§ **Supplied data**:
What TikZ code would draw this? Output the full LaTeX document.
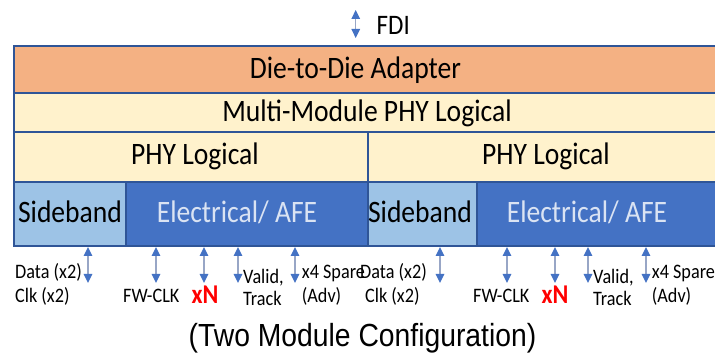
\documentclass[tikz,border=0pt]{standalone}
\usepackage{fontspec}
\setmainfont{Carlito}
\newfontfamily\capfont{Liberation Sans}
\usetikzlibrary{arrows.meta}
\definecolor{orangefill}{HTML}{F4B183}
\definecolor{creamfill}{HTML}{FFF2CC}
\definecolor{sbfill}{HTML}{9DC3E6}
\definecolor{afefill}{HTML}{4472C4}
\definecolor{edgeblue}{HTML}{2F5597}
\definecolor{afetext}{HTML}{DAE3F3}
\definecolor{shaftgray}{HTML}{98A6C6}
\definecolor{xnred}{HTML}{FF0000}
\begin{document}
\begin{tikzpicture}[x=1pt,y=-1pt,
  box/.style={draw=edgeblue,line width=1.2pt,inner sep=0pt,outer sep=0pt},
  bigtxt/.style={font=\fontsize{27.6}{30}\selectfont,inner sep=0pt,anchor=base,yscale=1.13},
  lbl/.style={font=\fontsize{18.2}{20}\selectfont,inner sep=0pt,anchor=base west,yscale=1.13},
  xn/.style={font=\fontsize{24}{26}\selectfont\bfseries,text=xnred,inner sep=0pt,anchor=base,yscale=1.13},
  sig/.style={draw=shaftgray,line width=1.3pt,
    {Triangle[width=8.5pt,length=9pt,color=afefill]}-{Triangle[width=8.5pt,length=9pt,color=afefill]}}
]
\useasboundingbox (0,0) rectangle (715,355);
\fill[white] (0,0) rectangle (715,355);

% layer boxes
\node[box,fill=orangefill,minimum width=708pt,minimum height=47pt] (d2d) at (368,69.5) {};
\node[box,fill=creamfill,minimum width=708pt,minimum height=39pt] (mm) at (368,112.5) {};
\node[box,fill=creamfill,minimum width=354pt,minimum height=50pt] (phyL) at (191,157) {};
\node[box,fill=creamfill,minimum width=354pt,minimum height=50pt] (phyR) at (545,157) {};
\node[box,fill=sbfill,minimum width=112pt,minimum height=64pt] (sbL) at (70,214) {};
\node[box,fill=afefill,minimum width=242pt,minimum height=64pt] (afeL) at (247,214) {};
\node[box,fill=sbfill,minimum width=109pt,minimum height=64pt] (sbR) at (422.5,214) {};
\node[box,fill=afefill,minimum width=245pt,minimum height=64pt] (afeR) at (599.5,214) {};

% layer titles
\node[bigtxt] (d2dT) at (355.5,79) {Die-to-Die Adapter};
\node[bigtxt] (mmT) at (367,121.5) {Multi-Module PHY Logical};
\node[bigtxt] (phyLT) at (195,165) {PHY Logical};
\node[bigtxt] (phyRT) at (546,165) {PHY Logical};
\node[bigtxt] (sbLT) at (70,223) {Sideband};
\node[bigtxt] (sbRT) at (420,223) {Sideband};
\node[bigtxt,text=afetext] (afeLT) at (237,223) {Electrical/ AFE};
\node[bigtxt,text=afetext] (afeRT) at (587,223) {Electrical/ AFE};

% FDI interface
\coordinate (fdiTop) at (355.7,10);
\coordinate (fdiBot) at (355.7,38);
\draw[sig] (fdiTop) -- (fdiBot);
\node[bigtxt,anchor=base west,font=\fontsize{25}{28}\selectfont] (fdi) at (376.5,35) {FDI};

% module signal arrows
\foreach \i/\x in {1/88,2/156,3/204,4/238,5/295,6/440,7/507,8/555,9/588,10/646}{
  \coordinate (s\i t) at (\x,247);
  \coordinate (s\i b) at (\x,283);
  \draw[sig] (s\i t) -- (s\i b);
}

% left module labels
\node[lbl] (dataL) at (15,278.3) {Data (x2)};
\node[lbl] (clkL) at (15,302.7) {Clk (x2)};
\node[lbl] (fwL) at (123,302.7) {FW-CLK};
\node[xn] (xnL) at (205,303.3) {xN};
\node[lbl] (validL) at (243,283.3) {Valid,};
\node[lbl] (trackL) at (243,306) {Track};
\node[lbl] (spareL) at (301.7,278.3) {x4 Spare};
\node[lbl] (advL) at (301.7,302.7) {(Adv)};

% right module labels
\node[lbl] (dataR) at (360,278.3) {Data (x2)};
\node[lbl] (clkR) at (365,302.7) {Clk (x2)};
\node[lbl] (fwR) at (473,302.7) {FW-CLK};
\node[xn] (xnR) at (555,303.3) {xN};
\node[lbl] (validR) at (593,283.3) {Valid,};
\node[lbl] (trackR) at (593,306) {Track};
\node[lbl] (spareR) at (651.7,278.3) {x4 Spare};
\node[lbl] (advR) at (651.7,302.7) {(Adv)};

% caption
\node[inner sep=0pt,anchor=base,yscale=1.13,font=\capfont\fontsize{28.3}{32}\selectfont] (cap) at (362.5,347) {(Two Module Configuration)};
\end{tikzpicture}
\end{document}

§ **What you should do**: Each line with the string "draw" in it needs to be found and copied.

§ **Final answer**:
What TikZ code would draw this? Output the full LaTeX document.
  box/.style={draw=edgeblue,line width=1.2pt,inner sep=0pt,outer sep=0pt},
  sig/.style={draw=shaftgray,line width=1.3pt,
\draw[sig] (fdiTop) -- (fdiBot);
  \draw[sig] (s\i t) -- (s\i b);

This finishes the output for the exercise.